Am 19.07.2014 23:08, schrieb Enrico Lazzerini:
I managed to find a bios for an IBM 5170 AT 286 Type1
Mainboard. It is
here: 30aprile1989 (list here:
http://ibm-pc.org/firmware/ibm/5170/5170.htm)
In practice I have manually added the number of cylinders, heads, and sect
/ trk that allow the machine to recognise a disk IBM 250MB. At this point
regularly boots DOS.
But I wish to program these data permanently in the bios. Does anyone know
what program to use and give me the procedure? I tried with BIOSUTL, but
the new EPROM do not boot the machine.
With BIOSUTL i made what follow: read actual BIOS, you can add new disk
geometry parameters at free 47 position, then you have to recalculate bios
checsum, then BIOSUTIL devides BIOS into EVEN and ODD file so i can finally
program them into two 27256 150nS eprom.
Thank you
Enrico
Hi..
the biosutil maybe one way. The version I use told me:
Biosutil V1.1
InfoMatrix Bios utilities for the AT BIOS.
Brad Gibson Copyright (C) 1990 by Secret Software
and I believe there's no other version.
*----------------------------------------*
Other idea
It maybee better to add a enhanced bios to your PC.
There is the xtide bios at
https://code.google.com/p/xtideuniversalbios/
The xtide bios works on most xt/at.
You can easily ad an enhanced bios if you have an free rom place in a
network card like a ISA 3com etherlink.
As Im from germany and my english isn't as good as it should be here is
an explanation from
http://flint.cs.yale.edu/feng/research/BIOS/BIOS-report.pdf
The IBM BIOS gains much of its versatility by being an extendable BIOS.

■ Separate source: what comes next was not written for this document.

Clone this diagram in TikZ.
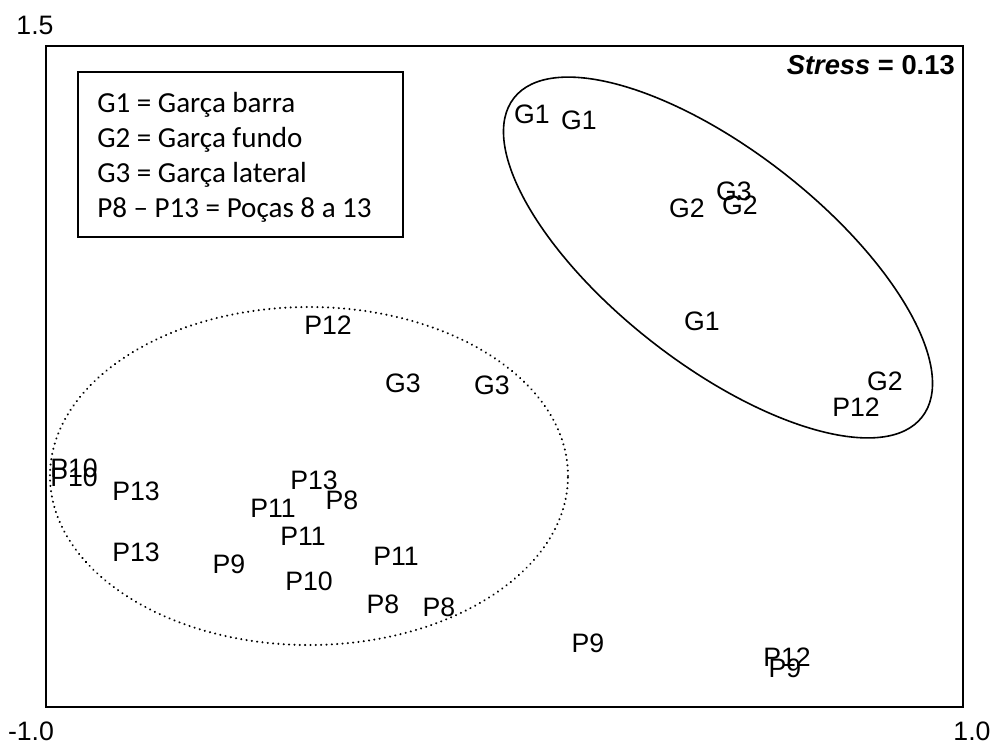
\documentclass[tikz,border=0pt]{standalone}
\usepackage{fontspec}
\setmainfont{Liberation Sans}
\newfontfamily\legfont{Carlito}
\usepackage{tikz}
\tikzset{
	pt/.style={inner sep=0pt,font=\fontsize{20}{22}\selectfont},
	axlab/.style={inner sep=0pt,font=\fontsize{20}{22}\selectfont},
	legline/.style={inner sep=0pt,anchor=base west,font=\legfont\fontsize{21.8}{24}\selectfont}
}
\begin{document}
\begin{tikzpicture}[x=0.75pt,y=-0.75pt]
		\useasboundingbox (0,0) rectangle (995,744);
		\draw [line width=1.3pt] (46,46) rectangle (963,707);
		\node [axlab] (ytop) at (35,25) {1.5};
		\node [axlab] (xmin) at (31,731) {-1.0};
		\node [axlab] (xmax) at (972,731) {1.0};
		\node [inner sep=0pt,anchor=east,font=\bfseries\fontsize{20.5}{22}\selectfont] (stress) at (955,65) {\textit{Stress} = 0.13};
		% legenda
		\draw [line width=1.3pt] (78,72) rectangle (403,237);
		\node [legline] (leg1) at (97,112) {G1 = Garça barra};
		\node [legline] (leg2) at (97,147) {G2 = Garça fundo};
		\node [legline] (leg3) at (97,182) {G3 = Garça lateral};
		\node [legline] (leg4) at (97,217) {P8 – P13 = Poças 8 a 13};
		% grupos
		\coordinate (garca) at (718,257.5);
		\draw [line width=1.2pt,rotate around={-38:(garca)}] (garca) ellipse [x radius=194.25pt,y radius=80.25pt];
		\coordinate (pocas) at (309,476);
		\draw [line width=1.7pt,line cap=round,dash pattern=on 0.01pt off 4pt] (pocas) ellipse [x radius=194.25pt,y radius=126.75pt];
		% amostras G
		\node [pt] (g1a) at (532,114) {G1};
		\node [pt] (g1b) at (579,120) {G1};
		\node [pt] (g3a) at (734,191) {G3};
		\node [pt] (g2a) at (740,205) {G2};
		\node [pt] (g2b) at (687,208) {G2};
		\node [pt] (g1c) at (702,321) {G1};
		\node [pt] (g2c) at (885,381) {G2};
		\node [pt] (p12a) at (856,407) {P12};
		\node [pt] (p12b) at (328,325) {P12};
		\node [pt] (g3b) at (403,383) {G3};
		\node [pt] (g3c) at (492,385) {G3};
		% amostras P
		\node [pt] (p10a) at (74,468) {P10};
		\node [pt] (p10b) at (74,477) {P10};
		\node [pt] (p13a) at (136,491) {P13};
		\node [pt] (p13b) at (314,480) {P13};
		\node [pt] (p8a) at (342,500) {P8};
		\node [pt] (p11a) at (273,508) {P11};
		\node [pt] (p11b) at (303,536) {P11};
		\node [pt] (p13c) at (136,552) {P13};
		\node [pt] (p9a) at (229,564) {P9};
		\node [pt] (p11c) at (396,556) {P11};
		\node [pt] (p10c) at (309,581) {P10};
		\node [pt] (p8b) at (383,604) {P8};
		\node [pt] (p8c) at (439,607) {P8};
		\node [pt] (p9b) at (588,643) {P9};
		\node [pt] (p12c) at (787,657) {P12};
		\node [pt] (p9c) at (785,668) {P9};
\end{tikzpicture}
\end{document}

That is, the full extent of the BIOS is not cast forever in the silicon
of the single PROM chip holding the firmware. The IBM BIOS can accept
additional code as its own into one integrated whole. Hence additional
PROM chips containing BIOS routines can be added to the PC.
The BIOS will incorporate these new routines.
The key for making BIOS extendable is a Firmware routine that enables
the BIOS to look for add-in code. During the boot up, BIOS code reads
through the address range that is set aside for firmware looking for
codes stored on add-in boards. If a valid section of code is found, the
instructions are added to the BIOS repertory. For instance a new
interrupt routine can be added or the functions of existing routines can
be changed.
During POST after interrupt vectors have been loaded into RAM, the
resident BIOS code instructs the computer to check its ROM memory for
the occurrence of the special preamble bytes, that mark the beginning
of add-in BIOS routines. The BIOS searches for these preamble bytes in
the absolute address range 0C8000 - 0F4000.
Here the XTIDE BIOS is found and added so you can use it.